[begin DATA LINES]

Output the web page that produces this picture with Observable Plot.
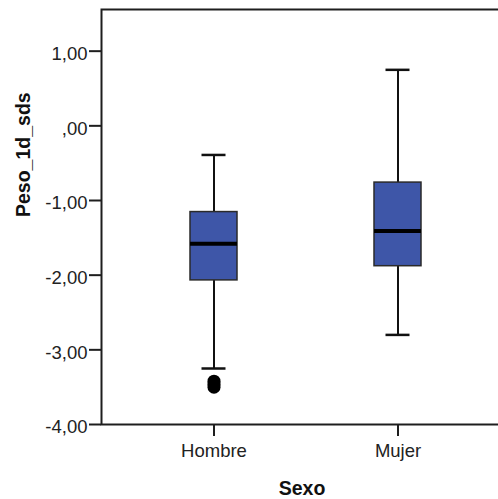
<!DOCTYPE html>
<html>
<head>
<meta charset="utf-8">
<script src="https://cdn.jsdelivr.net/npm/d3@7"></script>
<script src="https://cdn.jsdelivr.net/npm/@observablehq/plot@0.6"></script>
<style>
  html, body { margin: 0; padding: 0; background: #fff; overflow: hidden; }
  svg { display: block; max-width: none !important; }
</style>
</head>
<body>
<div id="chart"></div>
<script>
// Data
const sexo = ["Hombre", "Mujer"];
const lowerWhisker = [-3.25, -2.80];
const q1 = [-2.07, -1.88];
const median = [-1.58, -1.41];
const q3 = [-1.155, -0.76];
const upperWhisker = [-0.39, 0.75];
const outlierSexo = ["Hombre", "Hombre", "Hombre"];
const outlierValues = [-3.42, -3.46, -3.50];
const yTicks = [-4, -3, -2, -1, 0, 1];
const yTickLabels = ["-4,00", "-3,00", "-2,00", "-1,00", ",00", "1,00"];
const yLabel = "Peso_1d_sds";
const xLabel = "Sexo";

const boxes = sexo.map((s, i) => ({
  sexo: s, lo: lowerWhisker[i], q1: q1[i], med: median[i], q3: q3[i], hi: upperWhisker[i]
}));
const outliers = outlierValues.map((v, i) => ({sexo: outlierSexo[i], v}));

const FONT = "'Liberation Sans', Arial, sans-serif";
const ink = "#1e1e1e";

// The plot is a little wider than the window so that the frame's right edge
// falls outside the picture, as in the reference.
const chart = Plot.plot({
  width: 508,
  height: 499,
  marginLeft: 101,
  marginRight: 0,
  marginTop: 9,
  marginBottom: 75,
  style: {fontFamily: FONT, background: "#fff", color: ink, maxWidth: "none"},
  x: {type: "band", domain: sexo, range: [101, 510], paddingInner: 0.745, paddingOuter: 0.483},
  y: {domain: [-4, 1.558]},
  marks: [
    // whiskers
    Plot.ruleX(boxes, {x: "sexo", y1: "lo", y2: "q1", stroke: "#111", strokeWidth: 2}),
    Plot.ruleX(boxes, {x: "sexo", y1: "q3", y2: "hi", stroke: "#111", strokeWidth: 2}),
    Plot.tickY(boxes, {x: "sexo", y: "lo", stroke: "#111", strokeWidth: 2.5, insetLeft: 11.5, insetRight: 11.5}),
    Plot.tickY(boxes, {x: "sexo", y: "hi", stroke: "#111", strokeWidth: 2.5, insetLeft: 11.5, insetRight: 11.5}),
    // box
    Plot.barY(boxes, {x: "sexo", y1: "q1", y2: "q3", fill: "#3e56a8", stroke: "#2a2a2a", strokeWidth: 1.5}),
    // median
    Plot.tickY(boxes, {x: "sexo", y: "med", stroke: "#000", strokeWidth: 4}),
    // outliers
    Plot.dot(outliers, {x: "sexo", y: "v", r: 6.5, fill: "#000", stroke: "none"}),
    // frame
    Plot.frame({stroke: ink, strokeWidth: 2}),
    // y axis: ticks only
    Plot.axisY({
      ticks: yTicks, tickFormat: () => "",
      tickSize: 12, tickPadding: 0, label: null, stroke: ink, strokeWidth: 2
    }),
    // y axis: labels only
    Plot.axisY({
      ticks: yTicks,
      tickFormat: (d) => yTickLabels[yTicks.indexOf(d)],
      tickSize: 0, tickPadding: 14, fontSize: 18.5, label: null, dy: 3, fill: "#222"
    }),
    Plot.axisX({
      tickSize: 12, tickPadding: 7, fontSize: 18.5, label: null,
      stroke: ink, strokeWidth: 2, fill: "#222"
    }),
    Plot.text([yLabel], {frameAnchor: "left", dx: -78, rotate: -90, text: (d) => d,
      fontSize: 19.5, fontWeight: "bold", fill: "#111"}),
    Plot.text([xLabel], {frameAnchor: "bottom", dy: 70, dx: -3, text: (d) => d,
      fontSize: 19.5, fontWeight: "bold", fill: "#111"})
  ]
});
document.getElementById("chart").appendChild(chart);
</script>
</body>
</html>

[end DATA LINES]

BRIEF: Pictures are excluded: retype only the lines from the beginning of the listing above through the line with "const outliers = outlierValues.map((v, i)", both included.

TASK OUTPUT:
Output the web page that produces this picture with Observable Plot.
<!DOCTYPE html>
<html>
<head>
<meta charset="utf-8">
<script src="https://cdn.jsdelivr.net/npm/d3@7"></script>
<script src="https://cdn.jsdelivr.net/npm/@observablehq/plot@0.6"></script>
<style>
  html, body { margin: 0; padding: 0; background: #fff; overflow: hidden; }
  svg { display: block; max-width: none !important; }
</style>
</head>
<body>
<div id="chart"></div>
<script>
// Data
const sexo = ["Hombre", "Mujer"];
const lowerWhisker = [-3.25, -2.80];
const q1 = [-2.07, -1.88];
const median = [-1.58, -1.41];
const q3 = [-1.155, -0.76];
const upperWhisker = [-0.39, 0.75];
const outlierSexo = ["Hombre", "Hombre", "Hombre"];
const outlierValues = [-3.42, -3.46, -3.50];
const yTicks = [-4, -3, -2, -1, 0, 1];
const yTickLabels = ["-4,00", "-3,00", "-2,00", "-1,00", ",00", "1,00"];
const yLabel = "Peso_1d_sds";
const xLabel = "Sexo";

const boxes = sexo.map((s, i) => ({
  sexo: s, lo: lowerWhisker[i], q1: q1[i], med: median[i], q3: q3[i], hi: upperWhisker[i]
}));
const outliers = outlierValues.map((v, i) => ({sexo: outlierSexo[i], v}));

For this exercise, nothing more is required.